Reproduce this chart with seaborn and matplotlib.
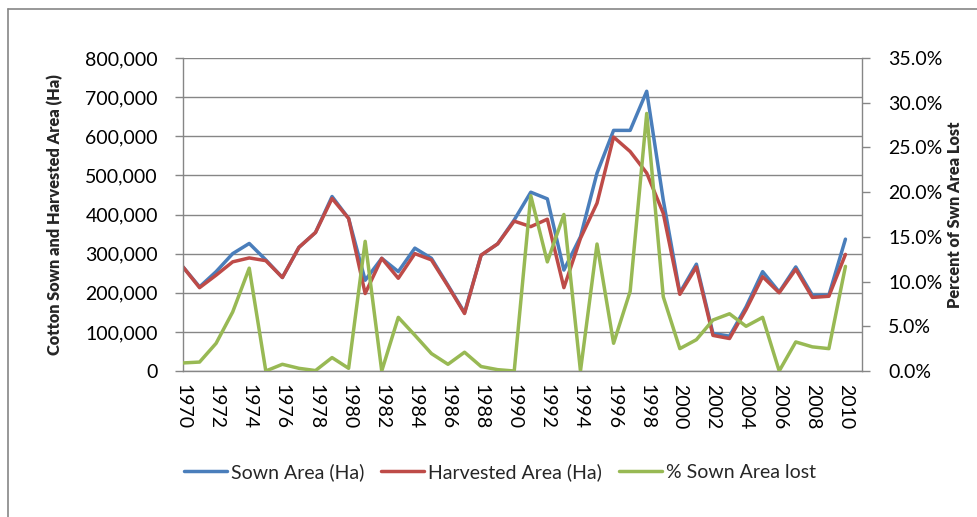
import numpy as np
import pandas as pd
import seaborn as sns
import matplotlib.pyplot as plt
from matplotlib.lines import Line2D
from matplotlib.ticker import FuncFormatter

years = list(range(1970, 2011))

sown_area = [266000, 215000, 254000, 300000, 326000, 284000, 239000, 316000, 354000, 446000,
             390000, 232000, 288000, 254000, 314000, 288000, 219000, 149000, 296000, 325000,
             386000, 457000, 440000, 258000, 343000, 506000, 615000, 615000, 715000, 437000,
             200000, 273000, 96000, 89000, 164000, 254000, 202000, 266000, 194000, 194000,
             337000]

harvested_area = [266000, 213000, 245000, 279000, 289000, 282000, 239000, 316000, 354000, 441000,
                  390000, 198000, 288000, 237000, 300000, 284000, 217000, 147000, 296000, 325000,
                  383000, 369000, 388000, 213000, 339000, 429000, 598000, 561000, 506000, 403000,
                  196000, 266000, 91000, 83000, 157000, 241000, 200000, 260000, 188000, 191000,
                  298000]

pct_lost = [0.9, 1.0, 3.1, 6.6, 11.5, 0.0, 0.75, 0.3, 0.05, 1.5,
            0.3, 14.5, 0.0, 6.0, 4.0, 1.95, 0.75, 2.1, 0.5, 0.15,
            0.0, 19.6, 12.2, 17.5, 0.0, 14.2, 3.1, 8.9, 28.8, 8.3,
            2.5, 3.5, 5.7, 6.4, 5.0, 6.0, 0.0, 3.25, 2.7, 2.5,
            11.7]

df = pd.DataFrame({"year": years, "sown": sown_area,
                   "harvested": harvested_area, "pct": pct_lost})

sns.set_theme(style="white")
plt.rcParams['font.family'] = ['Lato', 'DejaVu Sans']

grey = "#868686"
tick_size = 14
label_size = 11.8

fig = plt.figure(figsize=(9.77, 5.17), dpi=100)
ax = fig.add_axes([183 / 977, 1 - 371 / 517, (862 - 183) / 977, (371 - 58) / 517])
ax2 = ax.twinx()

sns.lineplot(data=df, x="year", y="sown", ax=ax, color="#4A7EBB", linewidth=2.5,
             label="Sown Area (Ha)", legend=False)
sns.lineplot(data=df, x="year", y="harvested", ax=ax, color="#BE4B48", linewidth=2.5,
             label="Harvested Area (Ha)", legend=False)
sns.lineplot(data=df, x="year", y="pct", ax=ax2, color="#98B954", linewidth=2.5,
             label="% Sown Area lost", legend=False)

ax.set_xlim(1970, 2011)
ax.set_ylim(0, 800000)
ax.set_yticks(np.arange(0, 800001, 100000))
ax.yaxis.set_major_formatter(FuncFormatter(lambda v, p: "{:,.0f}".format(v)))
ax.set_xticks(range(1970, 2011, 2))
ax.set_xticklabels([str(y) for y in range(1970, 2011, 2)], rotation=270)
ax.grid(axis="y", color=grey, linewidth=1)
ax.set_axisbelow(True)

ax2.set_ylim(0, 35)
ax2.set_yticks(np.arange(0, 35.1, 5))
ax2.yaxis.set_major_formatter(FuncFormatter(lambda v, p: "{:.1f}%".format(v)))
ax2.grid(False)

for a in (ax, ax2):
    a.set_xlabel("")
    a.spines["top"].set_visible(False)
    for s in ("left", "right", "bottom"):
        a.spines[s].set_color(grey)
        a.spines[s].set_linewidth(1)
    a.tick_params(axis="both", colors=grey, labelcolor="black", labelsize=tick_size,
                  length=6, width=1, direction="out")
ax.spines["right"].set_visible(False)
ax2.spines["left"].set_visible(False)
ax2.spines["bottom"].set_visible(False)
ax.tick_params(axis="x", pad=3)
ax.tick_params(axis="y", pad=12)
ax2.tick_params(axis="y", pad=13)

label_y = 1 - 215 / 517
ax.set_ylabel("Cotton Sown and Harvested Area (Ha)", fontsize=label_size,
              fontweight="heavy")
ax.yaxis.set_label_coords(63 / 977, label_y, transform=fig.transFigure)
ax2.set_ylabel("Percent of Swn Area Lost", fontsize=label_size, fontweight="heavy",
               rotation=90)
ax2.yaxis.set_label_coords(947 / 977, label_y, transform=fig.transFigure)

handles = ax.get_lines()[:2] + ax2.get_lines()[:1]
fig.legend(handles, [h.get_label() for h in handles], loc="center",
           bbox_to_anchor=(500 / 977, 1 - 472 / 517), ncol=3, frameon=False,
           fontsize=tick_size, handlelength=2.2, handletextpad=0.2, columnspacing=0.9)

# outer chart frame (cropped on the right and bottom)
fig.add_artist(Line2D([7.5 / 977, 7.5 / 977], [0, 1 - 9 / 517], color=grey, linewidth=1.2,
                      transform=fig.transFigure))
fig.add_artist(Line2D([7.5 / 977, 1], [1 - 9 / 517, 1 - 9 / 517], color=grey, linewidth=1.2,
                      transform=fig.transFigure))

plt.savefig("out.png", dpi=100)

++++++++++

Written request.
Look through the data and gather every line with the string "seaborn" in it.

Written answer.
Reproduce this chart with seaborn and matplotlib.
import seaborn as sns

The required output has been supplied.